The Pathways of Desire

Tamara had thought he was off taping, but he was in his hut, lying on the cot, looking thin and cold. “Sorry, Ram! I’m after those photographs of the kids.”

“That box.” His gesture pointing out which box was so uncharacteristically languid that she asked, guardedly, “You all right?”

“Could be better.” From him, the admission was a catalogue of misery; but still she did not drop her guard. She waited; and he said, “Diarrhoea.”

“You should have said something.”

“Humiliation.”

Bob was wrong, then. He did have a sense of humor.

“I’ll ask Kara,” she said. “They must have something for the trots.”

“Anything but hot dogs and milkshakes,” Ramchandra said, and she laughed, for the description was apt; the staple foods of the Ndif were boneless poro meat and the mushy sweet fruit of the lamaba tree.

“Keep drinking plenty. I’ll refill that. Lomox doesn’t help?”

“Nothing left for it to work on.” He looked up at her; his eyes were large, black, and clear. “I wish that I throve here,” he said, “like Bob.”

That took her off guard. Rebuff and aloofness she expected, trust and candor she did not. She was unready, and her response inadequate. “Oh, he’s happy here.”

“Are you?”

“I hate it.” She dangled the crude clay water jug, and sought exactness. “Not really. It’s beautiful. But I… get impatient.”

“Nothing to chew,” Ramchandra said bitterly.

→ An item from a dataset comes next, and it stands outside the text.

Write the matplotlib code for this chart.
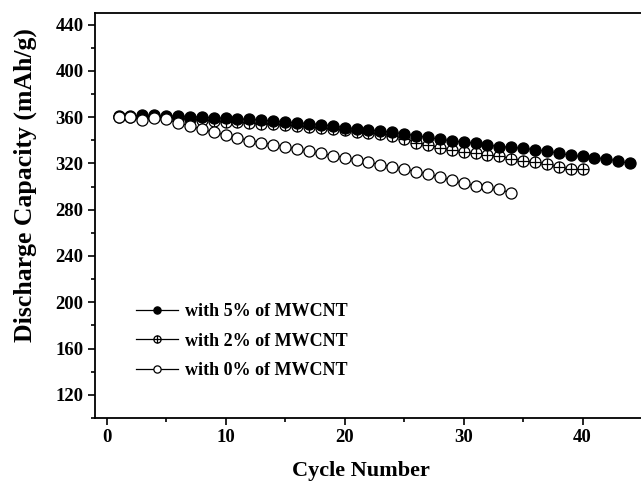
import numpy as np
import matplotlib
matplotlib.use("Agg")
import matplotlib.pyplot as plt
from matplotlib.path import Path

# Discharge capacity (mAh/g) per cycle
cycles_5 = np.arange(1, 45)
cap_5 = [361, 361, 361.5, 361.5, 361, 361, 360.5, 360, 359.5, 359,
         358.5, 358, 357.5, 356.5, 356, 355, 354.5, 353.5, 352.5, 351,
         350, 349, 348, 347, 345.5, 344, 342.5, 341, 339.5, 338.5,
         337.5, 336, 334.5, 334, 333, 332, 330.5, 329, 327, 326,
         325, 324, 322, 320]

cycles_2 = np.arange(1, 41)
cap_2 = [360.5, 360.5, 360, 360, 359.5, 359, 358, 357.5, 357, 356,
         355.5, 355, 354.5, 354, 353, 352.5, 351.5, 350.5, 349.5, 348.5,
         347.5, 346.5, 345.5, 344, 341.5, 338, 336, 333.5, 331.5, 330,
         328.6, 327.2, 326.3, 324, 322.3, 321.4, 319.5, 316.5, 315, 315]

cycles_0 = np.arange(1, 35)
cap_0 = [360.5, 360, 357.5, 359, 358, 355.2, 352.5, 349.5, 347, 344.5,
         342, 339.8, 338, 336.2, 334.2, 332.4, 330.5, 328.6, 326.8, 325,
         323.2, 321, 319, 317, 315.2, 312.8, 310.8, 308.2, 305.5, 302.7,
         300.7, 299.2, 297.5, 294.6]

labels = ["with 5% of MWCNT", "with 2% of MWCNT", "with 0% of MWCNT"]

plt.rcParams['font.family'] = ['Liberation Serif', 'DejaVu Serif']
plt.rcParams['font.weight'] = 'bold'

# circle with a plus inside
oplus = Path.make_compound_path(
    Path.unit_circle(),
    Path([[-1, 0], [1, 0], [0, -1], [0, 1]],
         [Path.MOVETO, Path.LINETO, Path.MOVETO, Path.LINETO]))

fig = plt.figure(figsize=(6.41, 4.84), dpi=100)
ax = fig.add_axes([94.7 / 641, 66 / 484, 47 * 11.9 / 641, 405 / 484])

l2, = ax.plot(cycles_2, cap_2, color='black', lw=0.9, marker=oplus,
              ms=8, mfc='white', mec='black', mew=0.9, zorder=2)
l5, = ax.plot(cycles_5, cap_5, color='black', lw=0.9, marker='o',
              ms=8, mfc='black', mec='black', mew=0.9, zorder=3)
l0, = ax.plot(cycles_0, cap_0, color='black', lw=0.9, marker='o',
              ms=8, mfc='white', mec='black', mew=0.9, zorder=4)

ax.set_xlim(-1, 46)
ax.set_ylim(100, 450)
ax.set_xticks([0, 10, 20, 30, 40])
ax.set_xticks([5, 15, 25, 35, 45], minor=True)
ax.set_yticks(np.arange(120, 441, 40))
ax.set_yticks(np.arange(100, 451, 20), minor=True)
ax.tick_params(which='both', direction='out', width=1.2, labelsize=13.5,
               top=False, right=False)
ax.tick_params(which='major', length=5, pad=3)
ax.tick_params(which='minor', length=3)
for s in ax.spines.values():
    s.set_linewidth(1.3)
ax.spines['right'].set_visible(False)

ax.set_xlabel("Cycle Number", fontsize=16, fontweight='bold')
ax.set_ylabel("Discharge Capacity (mAh/g)", fontsize=18.5, fontweight='bold')
ax.xaxis.set_label_coords(0.476, -0.106)
ax.yaxis.set_label_coords(-0.104, 0.574)

ax.legend([l5, l2, l0], labels, loc='upper left',
          bbox_to_anchor=(136 / 641, 1 - 303 / 484),
          bbox_transform=fig.transFigure, frameon=False, borderpad=0,
          borderaxespad=0, markerscale=0.65,
          handlelength=2.3, handletextpad=0.4, labelspacing=0.7,
          prop={'weight': 'bold', 'size': 13})

fig.savefig("out.png", dpi=100)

She laughed again, and went to fill his water jug at the spring a few meters away. The brightness of the sunshine, the perfumes of the air, the gorgeous colors of the lamaba trees, purple trunks, blue and green leaves, red and yellow fruits, all were delightful; the little spring welled up holy and innocent in its bed of clean brown sand. But she returned with gratitude to the hut containing one sullen linguist with diarrhoea. “Take it easy, Ram,” she said, “and I’ll try and get something useful out of Kara and the others.”